Matthew also highlights the critical role of sleep in keeping our immune system healthy, presenting the results from a study in which restricting sleep to four hours a night caused the activity in natural killer cells that fight tumours and infection to drop by an alarming 70%. “The link between a lack of sleep and cancer is now so strong that the World Health Organization has classified any form of nighttime shift work as a probable carcinogen, because of a disruption of your sleep-wake rhythms,” he remarks.

While immunity is especially relevant in the midst of the COVID-19 pandemic, so is our emotional wellness. Russell Foster, Professor of Circadian Neuroscience, summarizes the benefits of sleep on mental health: “If you get sleep, it reduces your mood changes, your stress, your levels of anger, your impulsivity, and your tendency to drink and take drugs.”

The National Sleep Foundation’s Sleep Guidelines During The COVID-19 Pandemic highlights that sleep is especially important at the moment while many of us are experiencing grief, increased work or family stress and isolation due to its ability to heighten brain function, reduce irritability and alleviate symptoms of depression. They recommend persisting at practising good sleep hygiene through a number of techniques in setting your schedule and routine within dedicated hours for work and exercise: regular meal times, having extra wind-down time and getting showered and dressed regardless of whether you’re leaving the house.

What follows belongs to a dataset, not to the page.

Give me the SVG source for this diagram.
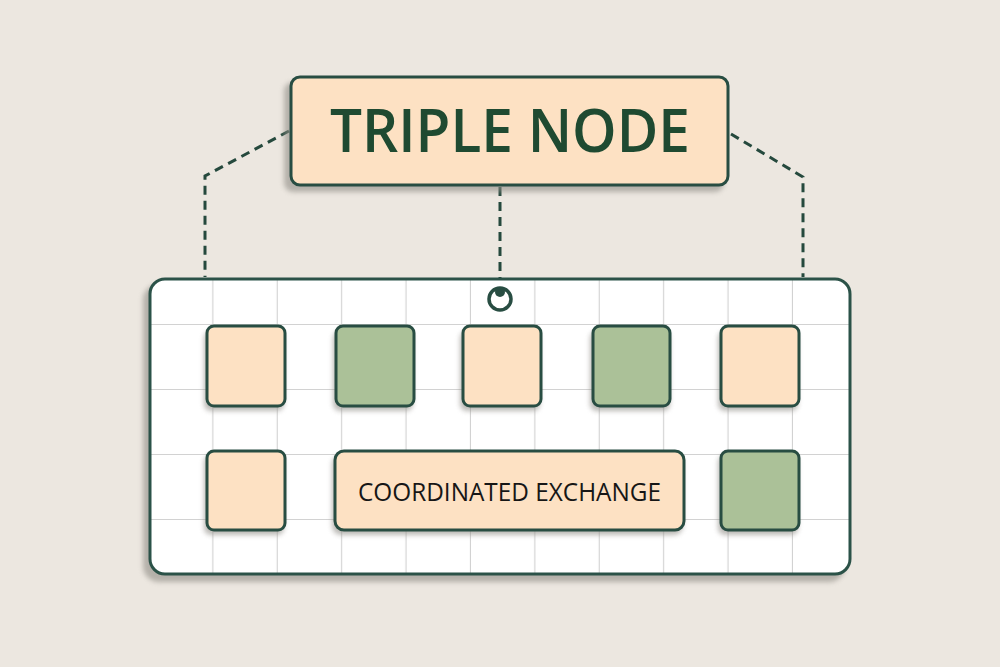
<svg xmlns="http://www.w3.org/2000/svg" width="1000" height="667" viewBox="0 0 1000 667">
  <defs>
    <filter id="sh" x="-20%" y="-20%" width="140%" height="150%">
      <feGaussianBlur stdDeviation="2.5"/>
    </filter>
    <pattern id="grid" x="149" y="260" width="64.4" height="65" patternUnits="userSpaceOnUse">
      <path d="M64.4 0V65M0 65H64.4" fill="none" stroke="#d2d2d2" stroke-width="2.2"/>
    </pattern>
  </defs>
  <style>
    .edge{fill:none;stroke:#25493d;stroke-width:3;stroke-dasharray:9 6}
    .peach{fill:#fde1c3;stroke:#284d42;stroke-width:3}
    .green{fill:#abc198;stroke:#284d42;stroke-width:3}
    .shadow{fill:#8f8c85;opacity:0.6;filter:url(#sh)}
    .title{font-family:"Open Sans","Liberation Sans",sans-serif;font-weight:600;font-size:60px;fill:#1f4a31}
    .label{font-family:"Open Sans","Liberation Sans",sans-serif;font-size:25px;fill:#161616}
  </style>
  <rect width="1000" height="667" fill="#ece7e0"/>

  <g id="connectors">
    <path class="edge" d="M289 131 L205 176 L205 277"/>
    <path class="edge" d="M731 134 L803 177 L803 277"/>
    <path class="edge" d="M500 187 L500 286"/>
  </g>

  <g id="panel">
    <rect class="shadow" x="143" y="284" width="702" height="298" rx="16"/>
    <rect x="150" y="279" width="700" height="295" rx="15" fill="#ffffff"/>
    <rect x="150" y="279" width="700" height="295" rx="15" fill="url(#grid)"/>
    <rect x="150" y="279" width="700" height="295" rx="15" fill="none" stroke="#2b5248" stroke-width="3"/>
    <circle cx="500" cy="299" r="11" fill="#ffffff" stroke="#284d42" stroke-width="3.5"/>
    <circle cx="500" cy="292" r="5" fill="#284d42"/>
  </g>

  <g id="triple-node">
    <rect class="shadow" x="284" y="82" width="440" height="110" rx="9"/>
    <rect class="peach" x="291" y="77" width="437" height="108" rx="9"/>
    <text class="title" x="510" y="152" text-anchor="middle" textLength="360" lengthAdjust="spacingAndGlyphs">TRIPLE NODE</text>
  </g>

  <g id="n1"><rect class="shadow" x="204" y="331" width="80" height="80" rx="7"/><rect class="peach" x="207" y="326" width="78" height="80" rx="7"/></g>
  <g id="n2"><rect class="shadow" x="333" y="331" width="80" height="80" rx="7"/><rect class="green" x="336" y="326" width="78" height="80" rx="7"/></g>
  <g id="n3"><rect class="shadow" x="460" y="331" width="80" height="80" rx="7"/><rect class="peach" x="463" y="326" width="78" height="80" rx="7"/></g>
  <g id="n4"><rect class="shadow" x="590" y="331" width="80" height="80" rx="7"/><rect class="green" x="593" y="326" width="77" height="80" rx="7"/></g>
  <g id="n5"><rect class="shadow" x="718" y="331" width="80" height="80" rx="7"/><rect class="peach" x="721" y="326" width="78" height="80" rx="7"/></g>
  <g id="n6"><rect class="shadow" x="204" y="455" width="80" height="80" rx="7"/><rect class="peach" x="207" y="451" width="78" height="79" rx="7"/></g>
  <g id="coordinated-exchange">
    <rect class="shadow" x="332" y="455" width="351" height="80" rx="9"/>
    <rect class="peach" x="335" y="451" width="349" height="79" rx="9"/>
    <text class="label" x="509.5" y="501" text-anchor="middle" textLength="303" lengthAdjust="spacingAndGlyphs">COORDINATED EXCHANGE</text>
  </g>
  <g id="n7"><rect class="shadow" x="718" y="455" width="80" height="80" rx="7"/><rect class="green" x="721" y="451" width="78" height="79" rx="7"/></g>
</svg>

They also advise optimizing your bed for sleep and sex only by keeping your sheets fresh and comfortable and avoiding using technology in bed like scrolling through Instagram or watching Netflix—which also interferes with your body’s natural sleep-promoting processes due to blue light. Get your light naturally with daily exposure outdoors, which will not only help regulate your circadian rhythm but increase your levels of Vitamin D too. Whether you’re exercising outdoors or live-streaming a yoga class from home, staying active can help you relax and reduce stress.

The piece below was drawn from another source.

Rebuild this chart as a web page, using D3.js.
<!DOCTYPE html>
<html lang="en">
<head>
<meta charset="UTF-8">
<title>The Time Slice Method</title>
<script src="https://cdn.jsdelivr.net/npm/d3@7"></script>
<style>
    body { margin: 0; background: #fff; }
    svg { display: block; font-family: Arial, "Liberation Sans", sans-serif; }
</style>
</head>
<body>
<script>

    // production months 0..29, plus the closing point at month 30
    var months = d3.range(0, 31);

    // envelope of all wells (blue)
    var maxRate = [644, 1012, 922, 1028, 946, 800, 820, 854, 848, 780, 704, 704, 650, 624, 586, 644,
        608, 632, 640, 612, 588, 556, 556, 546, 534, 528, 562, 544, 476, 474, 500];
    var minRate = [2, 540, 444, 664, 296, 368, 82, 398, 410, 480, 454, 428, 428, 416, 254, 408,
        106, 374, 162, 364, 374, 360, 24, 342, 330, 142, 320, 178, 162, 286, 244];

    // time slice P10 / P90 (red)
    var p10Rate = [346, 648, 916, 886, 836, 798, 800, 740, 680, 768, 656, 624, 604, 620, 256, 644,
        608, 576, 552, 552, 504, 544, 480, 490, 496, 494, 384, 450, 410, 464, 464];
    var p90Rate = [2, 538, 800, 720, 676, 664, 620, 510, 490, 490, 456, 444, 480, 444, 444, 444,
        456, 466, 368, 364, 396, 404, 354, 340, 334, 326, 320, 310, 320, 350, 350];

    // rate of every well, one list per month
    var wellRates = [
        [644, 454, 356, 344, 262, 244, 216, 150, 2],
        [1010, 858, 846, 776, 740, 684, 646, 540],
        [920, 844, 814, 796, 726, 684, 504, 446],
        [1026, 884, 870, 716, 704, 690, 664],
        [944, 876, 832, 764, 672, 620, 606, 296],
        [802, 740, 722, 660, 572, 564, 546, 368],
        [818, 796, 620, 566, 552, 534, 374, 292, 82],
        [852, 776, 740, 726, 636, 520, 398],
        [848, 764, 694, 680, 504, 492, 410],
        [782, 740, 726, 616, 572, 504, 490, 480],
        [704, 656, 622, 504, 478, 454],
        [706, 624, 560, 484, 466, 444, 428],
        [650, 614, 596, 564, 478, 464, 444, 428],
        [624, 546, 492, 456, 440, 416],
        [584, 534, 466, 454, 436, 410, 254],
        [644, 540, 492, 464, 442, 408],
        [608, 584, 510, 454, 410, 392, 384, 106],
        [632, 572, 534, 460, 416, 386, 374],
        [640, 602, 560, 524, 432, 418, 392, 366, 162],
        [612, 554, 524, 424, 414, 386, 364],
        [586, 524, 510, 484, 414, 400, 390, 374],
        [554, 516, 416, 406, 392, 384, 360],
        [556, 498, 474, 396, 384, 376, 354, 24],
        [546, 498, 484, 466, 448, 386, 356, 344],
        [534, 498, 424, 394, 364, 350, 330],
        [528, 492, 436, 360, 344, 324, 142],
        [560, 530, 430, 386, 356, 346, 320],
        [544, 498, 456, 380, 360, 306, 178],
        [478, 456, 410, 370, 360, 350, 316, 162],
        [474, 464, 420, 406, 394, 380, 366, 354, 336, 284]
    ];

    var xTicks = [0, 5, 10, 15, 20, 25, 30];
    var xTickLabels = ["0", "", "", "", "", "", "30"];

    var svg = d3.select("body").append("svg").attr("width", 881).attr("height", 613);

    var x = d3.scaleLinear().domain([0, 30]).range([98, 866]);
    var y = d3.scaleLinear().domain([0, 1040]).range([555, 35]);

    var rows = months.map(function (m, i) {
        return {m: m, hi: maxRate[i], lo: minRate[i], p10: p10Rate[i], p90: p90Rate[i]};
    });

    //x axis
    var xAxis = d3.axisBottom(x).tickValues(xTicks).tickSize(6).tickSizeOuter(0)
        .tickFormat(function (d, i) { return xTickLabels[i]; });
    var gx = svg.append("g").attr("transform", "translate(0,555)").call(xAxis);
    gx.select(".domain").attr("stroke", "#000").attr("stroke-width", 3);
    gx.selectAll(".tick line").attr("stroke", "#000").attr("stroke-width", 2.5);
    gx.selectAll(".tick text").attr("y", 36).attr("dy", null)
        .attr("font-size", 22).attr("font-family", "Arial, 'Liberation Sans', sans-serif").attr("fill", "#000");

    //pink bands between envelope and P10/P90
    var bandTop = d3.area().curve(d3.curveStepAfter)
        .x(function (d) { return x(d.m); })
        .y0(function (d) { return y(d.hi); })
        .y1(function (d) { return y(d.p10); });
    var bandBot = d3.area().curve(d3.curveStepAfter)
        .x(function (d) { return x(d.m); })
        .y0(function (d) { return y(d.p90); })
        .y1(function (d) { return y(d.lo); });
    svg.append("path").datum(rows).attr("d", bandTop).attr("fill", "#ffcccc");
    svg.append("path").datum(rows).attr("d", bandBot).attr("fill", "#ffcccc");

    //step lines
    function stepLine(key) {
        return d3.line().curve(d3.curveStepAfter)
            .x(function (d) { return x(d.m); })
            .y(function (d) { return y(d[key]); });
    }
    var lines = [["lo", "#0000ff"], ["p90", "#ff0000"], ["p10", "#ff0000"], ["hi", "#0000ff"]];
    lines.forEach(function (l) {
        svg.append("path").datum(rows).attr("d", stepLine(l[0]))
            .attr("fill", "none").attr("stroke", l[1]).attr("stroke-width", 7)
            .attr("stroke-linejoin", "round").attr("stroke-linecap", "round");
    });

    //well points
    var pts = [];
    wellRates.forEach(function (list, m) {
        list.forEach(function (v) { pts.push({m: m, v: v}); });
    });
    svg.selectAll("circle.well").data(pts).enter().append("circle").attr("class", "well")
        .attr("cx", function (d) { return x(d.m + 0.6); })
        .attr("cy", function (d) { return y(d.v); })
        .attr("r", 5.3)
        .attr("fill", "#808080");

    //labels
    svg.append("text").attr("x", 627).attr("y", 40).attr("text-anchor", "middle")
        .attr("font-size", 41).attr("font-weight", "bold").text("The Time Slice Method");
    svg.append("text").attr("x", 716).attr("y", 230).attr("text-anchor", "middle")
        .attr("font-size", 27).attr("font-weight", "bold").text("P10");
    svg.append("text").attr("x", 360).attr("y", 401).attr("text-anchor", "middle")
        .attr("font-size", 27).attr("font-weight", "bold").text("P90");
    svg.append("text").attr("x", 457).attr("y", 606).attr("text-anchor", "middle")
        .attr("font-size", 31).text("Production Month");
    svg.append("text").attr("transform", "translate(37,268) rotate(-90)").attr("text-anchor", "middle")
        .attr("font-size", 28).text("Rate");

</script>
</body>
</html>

Of course, alcohol and caffeine can disrupt sleep so being cautious of intake later in the day can help, as can avoiding excessive sleep during the day. According to sleep specialist Rafael Pelayo, there is however a direct benefit in taking a short nap: recent research found that even for healthy adults that slept well, taking a 90-minute nap improved their memory by 21%. Matthew Walker reiterates this in his TED Talk Sleep is your superpower—which has views in excess of 10 million, demonstrating how vast the issue is: “What we've discovered over the past 10 or so years is that you need sleep after learning to essentially hit the save button on those new memories so that you don't forget.” While so many of us are working remotely from home or at home on furlough, what better opportunity to utilise the convenience of being able to wander to our bedrooms on our lunch hour to recharge and increase the afternoon’s productivity?